CSEP0055–PR17c interaction visualized by bimolecular fluorescence complementation (BiFC) in tobacco leaves. (A) Confocal image of epidermal leaf cells from Nicotiana benthamiana infiltrated with a mixture of Agrobacterium clones harbouring T‐DNA constructs for 35S promoter‐driven expression of cCFP‐PR17c and CSEP0055‐nYFP. (B) Positive control. (C, D) Negative controls. This experiment was repeated at least three times with similar results. Bars, 50 μm.

Figure 4

Transient induced gene silencing and transient over‐expression suggest that barley PR17c plays a role in defence against Blumeria graminis f.sp. hordei (Bgh). Relative haustorial entry, calculated on the basis of the number of β‐glucuronidase (GUS)‐expressing barley epidermal cells with and without haustoria (see Fig. 1) after transformation with 35S promoter‐driven RNAi constructs that covered the 3’ and 5’ parts of the coding region of PR17c (A) and after transformation with a ubiquitin promoter‐driven construct encoding full‐length PR17c (B). Data shown are mean values; n = 4 (A) and n = 3 (B); 100% relative entry equals 15.8% (A) and 18.0% (B) absolute entry in empty vector controls; a minimum of 100 (A) and 200 (B) transformed cells were counted in each repeat.
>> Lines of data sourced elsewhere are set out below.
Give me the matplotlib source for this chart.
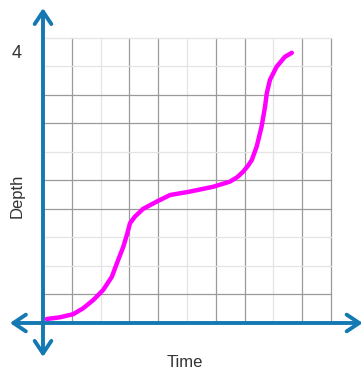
import numpy as np
import matplotlib.pyplot as plt

# depth curve (grid units)
time = [0.13, 0.59, 1.05, 1.40, 1.75, 2.09, 2.39, 2.61, 2.79, 2.93, 3.02, 3.19,
        3.47, 3.95, 4.41, 5.10, 5.91, 6.49, 6.75, 6.95, 7.12, 7.25, 7.42, 7.59,
        7.71, 7.77, 7.88, 8.11, 8.40, 8.64]
depth = [0.14, 0.20, 0.31, 0.52, 0.81, 1.16, 1.62, 2.21, 2.68, 3.15, 3.50, 3.73,
         4.00, 4.26, 4.49, 4.61, 4.78, 4.96, 5.12, 5.31, 5.52, 5.72, 6.19, 6.89,
         7.59, 8.06, 8.53, 8.99, 9.34, 9.48]

x_label = "Time"
y_label = "Depth"
max_label = "4"

axis_blue = "#1479b2"
dark_grid = "#9a9a9a"
light_grid = "#e4e4e4"

plt.rcParams['font.family'] = ['Liberation Sans', 'DejaVu Sans']

fig = plt.figure(figsize=(3.64, 3.77), dpi=100)
ax = fig.add_axes([0, 0, 1, 1])
ax.set_xlim(-1.493, 11.146)
ax.set_ylim(-1.895, 11.333)
ax.axis("off")

light_x = {2, 5, 8}
light_y = {2, 3, 6, 9, 10}
for k in range(1, 11):
    c = light_grid if k in light_x else dark_grid
    ax.plot([k, k], [0, 10], color=c, lw=0.9, zorder=1)
for k in range(1, 11):
    c = light_grid if k in light_y else dark_grid
    ax.plot([0, 10], [k, k], color=c, lw=0.9, zorder=1)

arrow = dict(arrowstyle="<->,head_length=0.45,head_width=0.3", color=axis_blue,
             lw=2.8, mutation_scale=20, shrinkA=0, shrinkB=0)
ax.annotate("", xy=(-1.15, 0), xytext=(11.1, 0), arrowprops=arrow, zorder=3)
ax.annotate("", xy=(0, -1.19), xytext=(0, 11.05), arrowprops=arrow, zorder=3)

ax.plot(time, depth, color="#ff00ff", lw=3.2, solid_capstyle="round",
        solid_joinstyle="round", zorder=4)

ax.text(-0.9, 9.47, max_label, fontsize=13, color="#333333", ha="center", va="center")
ax.text(-0.9, 4.45, y_label, fontsize=12, color="#333333", ha="center", va="center",
        rotation=90)
ax.text(4.93, -1.4, x_label, fontsize=12, color="#333333", ha="center", va="center")

fig.savefig("out.png", dpi=100)
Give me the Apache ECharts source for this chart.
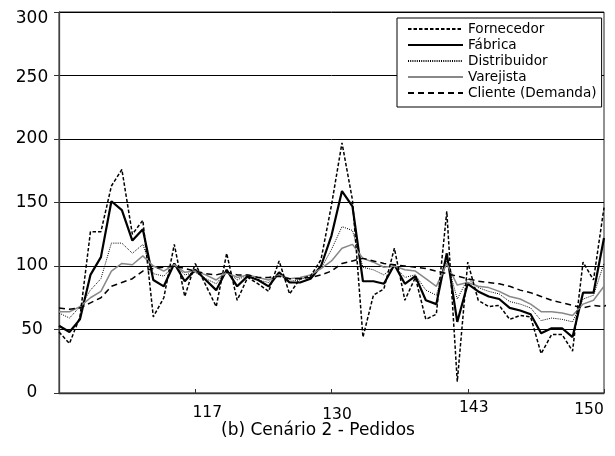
<!DOCTYPE html>
<html><head><meta charset="utf-8">
<script src="https://cdn.jsdelivr.net/npm/echarts@6/dist/echarts.min.js"></script>
<style>html,body{margin:0;padding:0;background:#fff}#c{width:615px;height:456px}</style>
</head><body><div id="c"></div>
<script>
const periods = ['104','105','106','107','108','109','110','111','112','113','114','115','116','117','118','119','120','121','122','123','124','125','126','127','128','129','130','131','132','133','134','135','136','137','138','139','140','141','142','143','144','145','146','147','148','149','150','151','152','153','154','155','156'];
const tickIndex = [13, 26, 39, 52];
const tickLabels = ['117', '130', '143', '150'];
const seriesNames = ['Fornecedor', 'Fábrica', 'Distribuidor', 'Varejista', 'Cliente (Demanda)'];
const chartTitle = '(b) Cenário 2 - Pedidos';

const fornecedor = [48,39,60,127,127,163,176,125,136,60,75,117,76,102,85,68,110,73,91,86,80,104,78,90,92,105,148,197,152,44,77,82,114,73,91,58,62,143,9,103,73,68,69,58,61,60,31,46,46,33,103,89,146];
const fabrica = [53,48,58,93,107,151,144,120,129,89,84,102,88,97,89,81,97,84,92,89,84,95,87,87,90,100,124,159,147,88,88,86,101,86,92,73,70,110,56,86,80,76,74,67,65,62,47,51,51,44,79,79,122];
const distribuidor = [63,59,68,81,90,118,118,110,117,94,92,101,93,95,90,86,96,89,93,89,87,94,88,89,93,98,113,131,128,99,97,93,100,91,93,81,77,104,74,90,83,80,78,72,70,67,57,59,58,56,74,77,102];
const varejista = [64,64,68,75,80,96,102,101,108,100,96,101,95,96,93,89,95,91,93,91,89,93,90,91,93,98,104,114,117,106,103,99,100,97,96,90,84,102,85,87,84,83,80,76,74,70,64,64,63,61,70,73,84];
const cliente = [67,66,67,71,75,84,87,90,96,98,99,100,98,96,94,93,95,93,93,91,91,92,90,90,91,93,96,102,104,106,104,102,101,100,99,98,96,94,92,90,88,87,86,84,81,79,76,73,71,69,67,69,68,73];

const FONT = 'DejaVu Sans';
const chart = echarts.init(document.getElementById('c'), null, {renderer: 'canvas'});

function xr(p) { return {fontFamily: FONT, fontSize: 15.5, color: '#000', padding: p}; }
function yr(p) { return {fontFamily: FONT, fontSize: 17, color: '#000', padding: p}; }
const xKeys = ['a', 'b', 'c', 'd'];

const styles = [
  {color: '#000', width: 1.5, type: [3.5, 2]},
  {color: '#000', width: 2.2, type: 'solid'},
  {color: '#000', width: 1, type: [1, 1.2]},
  {color: '#888', width: 1.5, type: 'solid'},
  {color: '#000', width: 1.5, type: [6, 4]}
];
const dataSets = [fornecedor, fabrica, distribuidor, varejista, cliente];

const option = {
  animation: false,
  backgroundColor: '#fff',
  textStyle: {fontFamily: FONT},
  title: {
    text: chartTitle, left: 221, top: 422, padding: 0,
    textStyle: {fontFamily: FONT, fontSize: 17, fontWeight: 'normal', color: '#000'}
  },
  legend: {
    orient: 'vertical', left: 397, top: 18, padding: [4, 5, 7, 10],
    itemWidth: 55, itemHeight: 14, itemGap: 2,
    borderColor: '#000', borderWidth: 1, backgroundColor: '#fff',
    itemStyle: {opacity: 0},
    textStyle: {fontFamily: FONT, fontSize: 13.6, color: '#000'},
    data: seriesNames
  },
  grid: {left: 59, right: 11, top: 12, bottom: 63, show: true, borderColor: '#222', borderWidth: 1},
  xAxis: {
    type: 'category', data: periods, boundaryGap: false,
    axisLine: {lineStyle: {color: '#333', width: 1.3}},
    axisTick: {inside: true, length: 4, interval: (i) => tickIndex.includes(i), lineStyle: {color: '#333'}},
    axisLabel: {
      interval: (i) => tickIndex.includes(i), margin: 7,
      formatter: (v, i) => { const k = tickIndex.indexOf(i); return k < 0 ? '' : '{' + xKeys[k] + '|' + tickLabels[k] + '}'; },
      rich: {a: xr([5, 0, 0, 24]), b: xr([7, 0, 0, 11]), c: xr([0, 0, 0, 12]), d: xr([2, 30, 0, 0])}
    },
    splitLine: {show: false}
  },
  yAxis: {
    type: 'value', min: 0, max: 300, interval: 50,
    axisLine: {show: true, lineStyle: {color: '#444', width: 1.3}},
    axisTick: {show: true, length: 5, lineStyle: {color: '#333'}},
    axisLabel: {
      margin: 27, align: 'center',
      formatter: (v) => v === 300 ? '{p|300}' : (v === 250 ? '{q|250}' : '{n|' + v + '}'),
      rich: {p: yr([14, 0, 0, 0]), q: yr([4, 0, 0, 0]), n: yr(0)}
    },
    splitLine: {show: true, lineStyle: {color: '#000', width: 1}}
  },
  series: seriesNames.map((name, k) => ({
    name: name, type: 'line', data: dataSets[k], symbol: 'none', showSymbol: false,
    lineStyle: styles[k], itemStyle: {color: styles[k].color},
    emphasis: {disabled: true}, z: 2 + (k === 0 ? 1 : 0)
  }))
};
chart.setOption(option);
</script></body></html>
Error bars are ± standard deviation (SD). *P < 0.05; **P < 0.01 (Student's t‐test).

Figure 5

PR17c localizes to Blumeria graminis f.sp. hordei (Bgh)‐induced papillae in barley epidermal cells. (A) Confocal image of cell of noninoculated control leaf transiently transformed with constructs for ubiquitin promoter‐driven expression of PR17c‐mCherry and cyan fluorescent protein (CFP). The PR17c‐mCherry signal is present at the cell margin and the CFP signal is cytosolic. The merged image shows that PR17c‐mCherry and CFP are nonoverlapping and separated by a distance (arrow in inset 1), and that PR17c‐mCherry spreads to the apoplastic space between nontransformed adjacent epidermal cells (arrowhead in inset 2). (B) Confocal image of cell transiently transformed with the PR17c‐mCherry construct, recorded 24 h after inoculation. PR17c‐mCherry accumulates at the site of attempted penetration (arrowhead) by a Bgh appressorium (arrow). (C) Confocal image of cell transiently transformed with a construct for 35S promoter‐driven expression of mCherry, recorded 24 h after inoculation. mCherry is cytosolic and not focused at sites of attempted penetration (arrows). Bars, 10 μm. Stippled line silhouettes indicate spores and appressorial hyphae.

Figure 6

CSEP0055 expression coincides with PR17c accumulation during secondary penetration events. (A) Quantitative polymerase chain reaction (PCR) of the CSEP0055 transcript in the fungal material on the leaf surface. The BghGAPDH transcript (GAPDH, glyceraldehyde‐3‐phosphate dehydrogenase) was used as reference, and the quantification was made relative to 0 h after inoculation. Each data point is based on three biological and two technical repeats. (B) Confocal image of cell transiently transformed with a construct for ubiquitin promoter‐driven expression of PR17c‐mCherry, recorded 48 h after inoculation. PR17c‐mCherry accumulates at three sites of attempted penetration (arrowhead) from a Bgh secondary hypha, outlined by a stippled line silhouette. Bars, 10 μm.